Ad ogni modo tutto questo mette davvero tristezza, oltre a togliere alla rassegna la giusta importanza e decontestualizzandola un bel po’. Il perché purtroppo lo sappiamo ed è sempre legato al dio denaro. Gli sponsor che mandano avanti la rassegna sono a loro volta legati a questi illustri influencer, spesso testimonial di marchi prestigiosi, che quindi in una deprimente chiusura del cerchio ci permettono di assistere a tanti bei film (vabè, non tutti. Una volta anni fa guardai un documentario tedesco di due ore sulla polvere n.d.R.). La situazione economica dell’industria cinematografica, lo sappiamo, è davvero traballante per cui a malincuore si deve far spallucce di fronte a tutto ciò e persino dare un po’ di ragione a chi, come Rocío Muñoz Morales, ha sottolineato come la gente non vada più al cinema e se vogliamo continuare a tenere in vita queste rassegne, dobbiamo ringraziare gli sponsor e i loro testimonial social, che grazie al consenso che raccolgono soltanto con semplici post e storie, e una apparente (è bene sottolinearlo) maggior vicinanza al popolo rispetto alle star cinematografiche, sembra fidelizzare molto di più l’utenza.
Restano alcuni dei brand storici come sponsor della rassegna, ma se una volta Armani (oltre all’Ambassador Cate Blanchett, che difende il suo ruolo) lasciava sfilare come testimonial star quali Ludivine Saigner, adesso si affida a Bianca Balti o Greta Ferro; l’iconico Moët & Chandon che, ricordo in uno dei miei primi Festival, nel 2011, era legato ai volti di Monica Bellucci e Vincent Cassel, o in un recente passato affidato ad attori come Ryan Gosling, Claire Foy, e andando indietro nel tempo persino a Paul Newman, quest’anno sceglie la fashion influencer e creator digitale Cristina Musacchio; o ancora L’Oreal, un marchio che qualche anno fa vedeva Helen Mirren, Eva Longoria, Amber Heard (magari per quest’ultima sarebbe stato adesso un po’ complesso) e solo due anni fa Miriam Leone, ora opta per Valeria Angione e Paola Turani.

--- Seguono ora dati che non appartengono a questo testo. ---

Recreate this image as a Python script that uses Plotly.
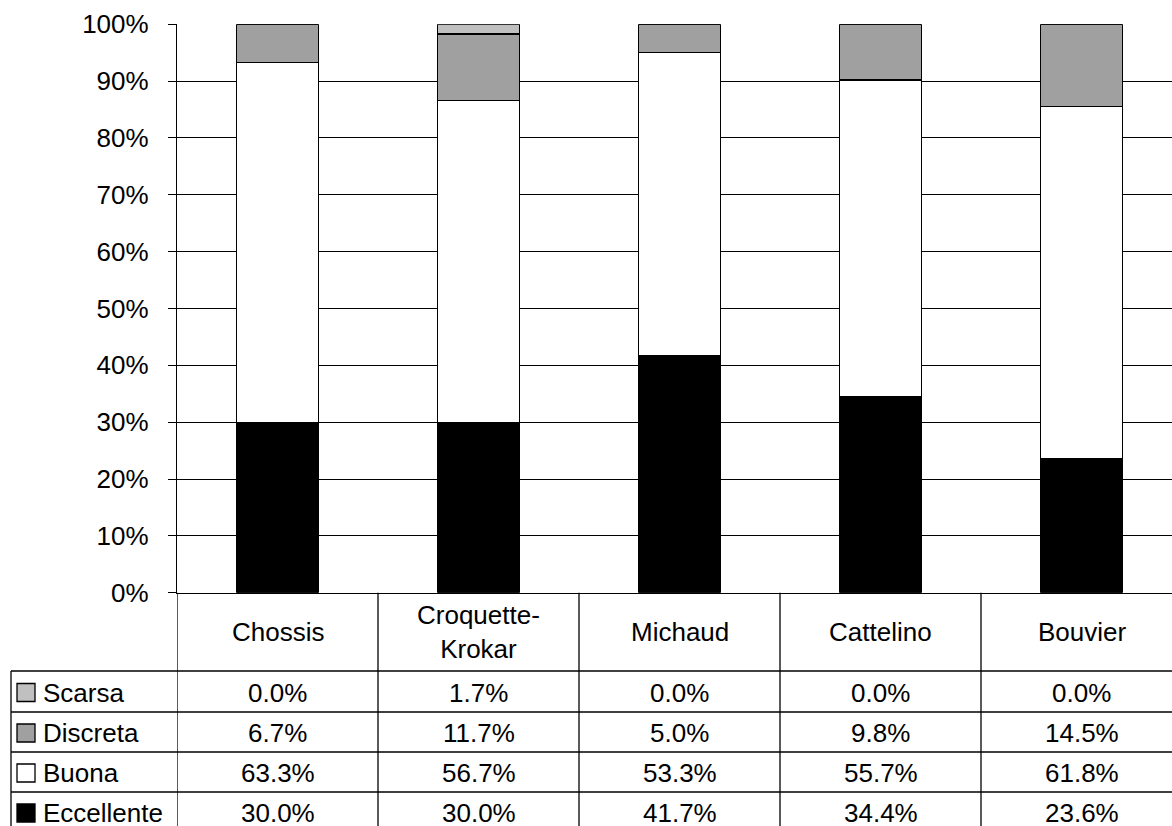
import plotly.graph_objects as go

categories = ["Chossis", "Croquette-Krokar", "Michaud", "Cattelino", "Bouvier"]
category_labels = ["Chossis", "Croquette-<br>Krokar", "Michaud", "Cattelino", "Bouvier"]
series_names = ["Scarsa", "Discreta", "Buona", "Eccellente"]
scarsa = [0.0, 1.7, 0.0, 0.0, 0.0]
discreta = [6.7, 11.7, 5.0, 9.8, 14.5]
buona = [63.3, 56.7, 53.3, 55.7, 61.8]
eccellente = [30.0, 30.0, 41.7, 34.4, 23.6]
y_ticks = [0, 10, 20, 30, 40, 50, 60, 70, 80, 90, 100]

W, H = 1172, 826
FONT = "Liberation Sans, Arial, sans-serif"
FS = 26
colors = {"Scarsa": "#C0C0C0", "Discreta": "#A0A0A0", "Buona": "#FFFFFF", "Eccellente": "#000000"}
values = {"Scarsa": scarsa, "Discreta": discreta, "Buona": buona, "Eccellente": eccellente}

def px(x):
    return x / W

def py(y):
    return 1 - y / H

fig = go.Figure()
for name in ["Eccellente", "Buona", "Discreta", "Scarsa"]:
    fig.add_trace(go.Bar(
        x=list(range(len(categories))), y=values[name], name=name,
        marker=dict(color=colors[name], line=dict(color="black", width=1.3)),
        width=0.406, showlegend=False,
    ))

x_left, x_right = 177, W
y_top, y_bot = 24.3, 592.7
cat_px = 201.0
fig.update_layout(
    width=W, height=H, margin=dict(l=0, r=0, t=0, b=0, autoexpand=False),
    paper_bgcolor="white", plot_bgcolor="white",
    barmode="stack", barnorm="percent",
    font=dict(family=FONT, size=FS, color="black"),
    xaxis=dict(domain=[px(x_left), 1], range=[-0.5, -0.5 + (x_right - x_left) / cat_px],
               showticklabels=False, showgrid=False, zeroline=False, automargin=False,
               showline=True, linecolor="black", linewidth=1.3, ticks=""),
    yaxis=dict(domain=[py(y_bot), py(y_top)], range=[0, 100], tickvals=y_ticks,
               ticktext=[f"{v}%" for v in y_ticks], automargin=False,
               showgrid=True, gridcolor="black", gridwidth=1.3, zeroline=False,
               showline=True, linecolor="black", linewidth=1.3,
               ticks="outside", ticklen=8, tickcolor="black", tickwidth=1.3,
               ticklabelstandoff=14, tickfont=dict(family=FONT, size=FS, color="black")),
)

shapes = []
line = dict(color="black", width=1.3)
# table row lines
row_lines = [671, 712, 752, 792]
for r in row_lines:
    shapes.append(dict(type="line", xref="paper", yref="paper", x0=px(11), x1=1, y0=py(r), y1=py(r), line=line))
# left border of legend column
shapes.append(dict(type="line", xref="paper", yref="paper", x0=px(11), x1=px(11), y0=py(671), y1=0, line=line))
# vertical lines between categories
for i in range(len(categories)):
    shapes.append(dict(type="line", xref="x", yref="paper", x0=i - 0.5, x1=i - 0.5, y0=py(y_bot), y1=0, line=line))

annotations = []
# header labels
for i, lab in enumerate(category_labels):
    annotations.append(dict(xref="x", yref="paper", x=i, y=py((y_bot + 671) / 2), text=lab,
                            showarrow=False, xanchor="center", yanchor="middle",
                            font=dict(family=FONT, size=FS, color="black")))
# rows
row_tops = [671, 712, 752, 792]
row_bots = [712, 752, 792, 832]
for k, name in enumerate(series_names):
    yc = (row_tops[k] + row_bots[k]) / 2 + 1
    shapes.append(dict(type="rect", xref="paper", yref="paper",
                       x0=px(17), x1=px(35), y0=py(yc - 9), y1=py(yc + 9),
                       fillcolor=colors[name], line=dict(color="black", width=1.3)))
    annotations.append(dict(xref="paper", yref="paper", x=px(41), y=py(yc), text=name,
                            showarrow=False, xanchor="left", yanchor="middle",
                            font=dict(family=FONT, size=FS, color="black")))
    for i, v in enumerate(values[name]):
        annotations.append(dict(xref="x", yref="paper", x=i, y=py(yc), text=f"{v:.1f}%",
                                showarrow=False, xanchor="center", yanchor="middle",
                                font=dict(family=FONT, size=FS, color="black")))

fig.update_layout(shapes=shapes, annotations=annotations)
fig.write_html("out.html")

E potremmo continuare ancora.
Gli sponsor, insomma, devono adattarsi ai tempi e sopravvivere come possono, ma ciò non toglie che tutto questo ci renda comunque avviliti e demoralizzati.

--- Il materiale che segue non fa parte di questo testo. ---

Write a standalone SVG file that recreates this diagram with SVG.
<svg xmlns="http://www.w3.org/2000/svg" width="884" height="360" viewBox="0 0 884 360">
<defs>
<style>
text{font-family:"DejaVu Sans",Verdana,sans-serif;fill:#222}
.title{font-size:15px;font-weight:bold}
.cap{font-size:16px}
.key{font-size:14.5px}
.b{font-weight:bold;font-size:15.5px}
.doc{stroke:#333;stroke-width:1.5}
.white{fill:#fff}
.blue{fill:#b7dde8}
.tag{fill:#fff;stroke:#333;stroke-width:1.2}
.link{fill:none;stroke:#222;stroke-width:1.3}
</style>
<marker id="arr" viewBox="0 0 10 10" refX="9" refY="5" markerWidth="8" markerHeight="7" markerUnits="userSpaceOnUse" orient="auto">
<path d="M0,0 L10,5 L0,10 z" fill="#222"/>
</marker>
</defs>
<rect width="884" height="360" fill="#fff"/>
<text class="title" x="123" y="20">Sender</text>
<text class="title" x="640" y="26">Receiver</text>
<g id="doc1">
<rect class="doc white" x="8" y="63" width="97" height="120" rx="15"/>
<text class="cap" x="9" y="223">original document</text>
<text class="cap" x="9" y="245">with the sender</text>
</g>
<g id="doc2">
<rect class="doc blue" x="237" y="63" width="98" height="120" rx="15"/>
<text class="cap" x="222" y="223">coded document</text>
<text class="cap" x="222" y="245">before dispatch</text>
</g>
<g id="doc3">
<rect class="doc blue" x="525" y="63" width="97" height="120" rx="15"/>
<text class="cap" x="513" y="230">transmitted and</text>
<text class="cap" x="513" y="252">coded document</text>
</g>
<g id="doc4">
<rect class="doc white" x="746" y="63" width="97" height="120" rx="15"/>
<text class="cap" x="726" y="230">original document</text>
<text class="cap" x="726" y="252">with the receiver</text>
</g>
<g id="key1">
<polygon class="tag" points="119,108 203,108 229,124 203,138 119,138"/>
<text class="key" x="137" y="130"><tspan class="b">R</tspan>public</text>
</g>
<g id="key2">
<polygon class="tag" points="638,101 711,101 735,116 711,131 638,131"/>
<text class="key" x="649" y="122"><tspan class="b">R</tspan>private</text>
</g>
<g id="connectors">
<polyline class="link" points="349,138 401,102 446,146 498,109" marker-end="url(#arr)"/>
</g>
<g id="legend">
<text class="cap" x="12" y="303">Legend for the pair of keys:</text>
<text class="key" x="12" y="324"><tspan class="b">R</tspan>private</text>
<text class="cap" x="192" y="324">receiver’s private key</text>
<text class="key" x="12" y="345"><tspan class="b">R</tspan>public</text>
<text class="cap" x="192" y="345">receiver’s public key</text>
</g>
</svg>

Mi sembra di parlare da nonno (o da boomer, come dite voi), ma un bel po’ di anni fa, quando giovane e spensierato frequentavo il Festival di Venezia, il red carpet aveva tutto un altro fascino e si viveva con grande curiosità l’attesa per vedere sfilare artisti importanti, non influencer che fanno milioni di like muovendo semplicemente le mani e facendo strane espressioni del viso.
Bande di ragazzine e ragazzini si appostavano ore prima in prossimità del tappeto rosso, per vedere Brad Pitt o Angelina Jolie, per farsi autografare un DVD da Tim Burton o Brian De Palma. Adesso si dà la caccia alla illustre Beatrice Valli per farsi un selfie con lei.

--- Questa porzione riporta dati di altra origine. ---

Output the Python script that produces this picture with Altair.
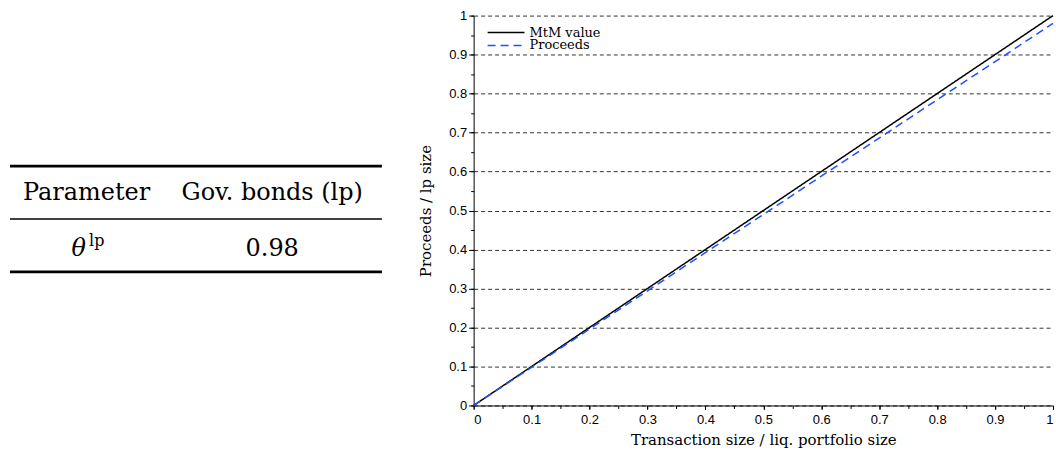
import altair as alt
import pandas as pd

# ---- data ----
x_vals = [0.0, 0.2, 0.4, 0.6, 0.8, 1.0]
mtm_vals = [0.0, 0.2, 0.4, 0.6, 0.8, 1.0]
proceeds_vals = [0.0, 0.196, 0.392, 0.588, 0.784, 0.98]
series_names = ["MtM value", "Proceeds"]

table_header = ["Parameter", "Gov. bonds (lp)"]
table_row = ["θ", "0.98"]
table_sup = "lp"

major_ticks = [round(i * 0.1, 2) for i in range(11)]
minor_ticks = [round(i * 0.05, 2) for i in range(21)]

rows = []
for xv, m, p in zip(x_vals, mtm_vals, proceeds_vals):
    rows.append({"x": xv, "y": m, "series": series_names[0]})
    rows.append({"x": xv, "y": p, "series": series_names[1]})
df = pd.DataFrame(rows)

# ---- table ----
cells = pd.DataFrame({
    "col": [0.206, 0.705, 0.185, 0.705],
    "row": [0.5, 0.5, 1.57, 1.57],
    "text": table_header + table_row,
})
rules = pd.DataFrame({"row": [0, 1, 2], "x0": [0, 0, 0], "x1": [1, 1, 1],
                      "w": [2.6, 1.5, 2.6]})

tx = alt.X("col:Q", scale=alt.Scale(domain=[0, 1]), axis=None)
ty_scale = alt.Scale(domain=[-2.849, 4.528], reverse=True)
ty = alt.Y("row:Q", scale=ty_scale, axis=None)

theta = alt.Chart(cells[cells["text"] == "θ"]).mark_text(
    font="DejaVu Serif", fontSize=24, fontStyle="italic", color="black"
).encode(x=tx, y=ty, text="text:N")
table_text = alt.Chart(cells[cells["text"] != "θ"]).mark_text(
    font="DejaVu Serif", fontSize=24, color="black"
).encode(x=tx, y=ty, text="text:N")
sup = alt.Chart(pd.DataFrame({"col": [0.185], "row": [1.57], "text": [table_sup]})).mark_text(
    font="DejaVu Serif", fontSize=16, color="black", dx=18, dy=-8
).encode(x=tx, y=ty, text="text:N")
table_rules = alt.Chart(rules).mark_rule(color="black").encode(
    x=alt.X("x0:Q", scale=alt.Scale(domain=[0, 1]), axis=None),
    x2="x1:Q",
    y=ty,
    strokeWidth=alt.StrokeWidth("w:Q", scale=None),
)
table = alt.layer(table_rules, table_text, theta, sup).properties(width=373, height=391)

# ---- line chart ----
xscale = alt.Scale(domain=[0, 1], nice=False)
yscale = alt.Scale(domain=[0, 1], nice=False)
lab = "datum.value == 0 ? '0' : datum.value == 1 ? '1' : format(datum.value, '.1f')"

lines = alt.Chart(df).mark_line(strokeWidth=1.5).encode(
    x=alt.X("x:Q", scale=xscale, axis=alt.Axis(
        values=major_ticks, title="Transaction size / liq. portfolio size",
        grid=False, tickSize=4, labelPadding=4, titlePadding=6, labelExpr=lab)),
    y=alt.Y("y:Q", scale=yscale, axis=alt.Axis(
        values=major_ticks, title="Proceeds / lp size",
        grid=True, gridDash=[4, 3], gridColor="#333333", gridWidth=1,
        tickSize=5, labelPadding=2, titlePadding=15, labelExpr=lab)),
    color=alt.Color("series:N", scale=alt.Scale(domain=series_names, range=["black", "#1f4fff"]),
                    legend=alt.Legend(title=None, orient="none", legendX=478, legendY=11,
                                      symbolType="stroke", symbolSize=1369, symbolStrokeWidth=1.5,
                                      labelFont="DejaVu Serif", labelFontSize=13,
                                      clipHeight=12, rowPadding=0, labelOffset=4)),
    strokeDash=alt.StrokeDash("series:N", scale=alt.Scale(domain=series_names, range=[[1, 0], [8, 5]]),
                              legend=None),
)

minor = alt.Chart(df).mark_point(opacity=0).encode(
    x=alt.X("x:Q", scale=xscale, axis=alt.Axis(values=minor_ticks, labels=False, title=None,
                                               grid=False, tickSize=3, domain=False, orient="bottom")),
    y=alt.Y("y:Q", scale=yscale, axis=alt.Axis(values=minor_ticks, labels=False, title=None,
                                               grid=False, tickSize=3, domain=False, orient="left")),
)

plot = alt.layer(lines, minor).resolve_axis(x="independent", y="independent").properties(
    width=581, height=391)

chart = alt.hconcat(table, plot, spacing=92, bounds="flush").properties(
    padding={"left": 8, "top": 9, "right": 0, "bottom": 0}
).configure_view(stroke=None).configure_axis(
    domainColor="black", tickColor="black", labelFont="Liberation Sans", labelFontSize=13,
    labelColor="black", titleFont="DejaVu Serif", titleFontSize=15, titleFontWeight="normal",
    titleColor="black"
)

chart.save("out.html", embed_options={"renderer": "svg", "actions": False})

Che poi in fin dei conti il problema non sarebbe neanche tanto questo, ma quella decontestualizzazione a cui facevamo riferimento prima. Provando a scrivere su Google semplici Keyword come Venezia 79, le recensioni dei film e le interviste ad attori e registi sono sempre più lontano dalle prime pagine, mentre l’attenzione quotidiana resta sulla presenza degli influencer o sul “seducente look di Laura Chiatti”.